If you want to produce a true essential oil, you’ll need a distillation setup. A basic home kit consists of a heat source, a boiling flask for water, a biomass flask to hold the plant material, a still head to direct the steam, a condenser cooled by running water, and a receiver to collect the output. All-glass kits designed for home use are available from lab supply retailers and typically cost between $50 and $200.

The process works by passing steam through packed plant material. The heat causes volatile aromatic compounds in the plants to evaporate along with the steam. That vapor then passes through the condenser, where cold water cools it back into liquid. The liquid that collects is a mixture of water (called hydrosol) and a thin layer of essential oil floating on top, which you can separate with a pipette or separating funnel.

Expect very small yields.
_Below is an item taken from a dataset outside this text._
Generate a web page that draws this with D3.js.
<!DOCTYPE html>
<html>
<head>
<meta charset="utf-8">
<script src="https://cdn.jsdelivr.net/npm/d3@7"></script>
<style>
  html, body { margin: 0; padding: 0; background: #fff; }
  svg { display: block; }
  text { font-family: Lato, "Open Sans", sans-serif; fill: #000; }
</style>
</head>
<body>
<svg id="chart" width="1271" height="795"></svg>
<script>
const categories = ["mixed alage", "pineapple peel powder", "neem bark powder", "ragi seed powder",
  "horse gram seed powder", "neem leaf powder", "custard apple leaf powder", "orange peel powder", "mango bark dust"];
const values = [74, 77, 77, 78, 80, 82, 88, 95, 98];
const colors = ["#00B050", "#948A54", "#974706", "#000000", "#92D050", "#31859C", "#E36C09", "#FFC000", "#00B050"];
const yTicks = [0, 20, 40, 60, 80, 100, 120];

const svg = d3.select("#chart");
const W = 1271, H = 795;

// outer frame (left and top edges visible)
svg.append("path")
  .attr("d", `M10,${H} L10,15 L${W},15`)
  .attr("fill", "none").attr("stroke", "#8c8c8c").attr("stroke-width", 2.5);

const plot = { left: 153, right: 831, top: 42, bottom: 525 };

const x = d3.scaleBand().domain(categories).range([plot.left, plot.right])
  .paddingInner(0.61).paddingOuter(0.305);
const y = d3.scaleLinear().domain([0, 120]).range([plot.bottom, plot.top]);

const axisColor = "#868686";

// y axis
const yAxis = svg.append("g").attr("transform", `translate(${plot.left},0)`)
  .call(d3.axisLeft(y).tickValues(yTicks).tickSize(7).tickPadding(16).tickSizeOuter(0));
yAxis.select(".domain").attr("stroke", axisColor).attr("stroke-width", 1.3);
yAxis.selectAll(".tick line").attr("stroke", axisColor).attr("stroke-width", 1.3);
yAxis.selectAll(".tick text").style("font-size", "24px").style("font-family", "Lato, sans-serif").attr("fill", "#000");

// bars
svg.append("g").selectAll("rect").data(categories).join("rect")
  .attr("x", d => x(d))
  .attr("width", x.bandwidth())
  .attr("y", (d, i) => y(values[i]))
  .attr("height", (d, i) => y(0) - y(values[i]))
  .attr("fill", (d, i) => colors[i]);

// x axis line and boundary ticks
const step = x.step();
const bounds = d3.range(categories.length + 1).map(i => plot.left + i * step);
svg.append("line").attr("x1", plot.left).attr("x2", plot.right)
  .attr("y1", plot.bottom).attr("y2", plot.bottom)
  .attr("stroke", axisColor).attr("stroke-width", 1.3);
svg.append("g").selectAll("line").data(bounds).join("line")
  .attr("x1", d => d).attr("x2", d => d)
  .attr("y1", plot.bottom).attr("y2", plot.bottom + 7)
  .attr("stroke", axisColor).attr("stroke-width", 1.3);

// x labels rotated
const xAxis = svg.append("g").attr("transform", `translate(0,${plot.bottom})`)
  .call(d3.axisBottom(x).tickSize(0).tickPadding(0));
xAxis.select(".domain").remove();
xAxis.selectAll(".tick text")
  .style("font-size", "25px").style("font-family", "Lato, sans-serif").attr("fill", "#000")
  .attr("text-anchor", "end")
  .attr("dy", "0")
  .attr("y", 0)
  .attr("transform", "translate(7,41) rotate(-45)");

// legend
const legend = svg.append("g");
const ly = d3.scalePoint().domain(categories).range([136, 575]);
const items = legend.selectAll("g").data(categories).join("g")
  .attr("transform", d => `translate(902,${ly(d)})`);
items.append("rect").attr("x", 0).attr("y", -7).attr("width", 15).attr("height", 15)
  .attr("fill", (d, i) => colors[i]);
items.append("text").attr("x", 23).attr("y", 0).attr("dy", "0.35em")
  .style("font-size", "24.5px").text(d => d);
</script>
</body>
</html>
You may need several pounds of fresh plant material to produce even a small bottle of essential oil, which is why commercially produced essential oils carry a significant price tag. The hydrosol itself is useful, though. It contains water-soluble plant compounds and makes a gentle facial toner or linen spray.

Preserving and Storing Your Oil

Light, heat, and air are the three enemies of homemade oils. A 2021 study on essential oils found that oils stored in amber glass retained their potency 40% longer than those kept in clear glass, because amber blocks the UV wavelengths that trigger oxidation. Store all finished oils in dark amber or cobalt blue glass bottles with tight-fitting caps.

To further extend shelf life, you can add a small amount of vitamin E (tocopherol) as a natural antioxidant. A moderate amount is around 0.5% of the total volume of oil, which works out to roughly 5 drops per 100 milliliters. For oils with higher spoilage risk, you can go up to 1 to 2%. Rosemary extract is another effective option at even lower concentrations, around 0.1 to 0.2% of the total formula. These additions slow oxidation but don’t replace proper storage.

Keep finished oils in a cool, dark place. Refrigeration is ideal for culinary infusions and any oil made with fresh ingredients. Most well-made infused oils using dried herbs and a stable carrier like olive or jojoba will last 6 to 12 months stored properly. If an oil smells sharp, musty, or “off” compared to when you made it, it has likely gone rancid and should be discarded.

Pressing Oil From Seeds and Nuts

A third route to homemade natural oil involves mechanically pressing seeds or nuts to extract their oil directly. Home oil press machines, usually electric screw presses, can handle peanuts, sesame seeds, sunflower seeds, flaxseeds, walnuts, and coconut. You feed raw or lightly roasted seeds into the hopper, and the machine crushes them under pressure, separating the oil from the solid meal.

Cold pressing (without added heat) preserves more nutrients and flavor but yields less oil per batch. Hot pressing, where the seeds are heated first, increases output but can degrade some heat-sensitive compounds. Either way, freshly pressed oil has a flavor and aroma that’s noticeably more vivid than store-bought versions. The pressed oil will contain fine sediment, so let it settle for a day or two, then carefully pour off the clear oil or filter it through cheesecloth. Store it the same way you would any infused oil: amber glass, cool and dark, sealed tightly.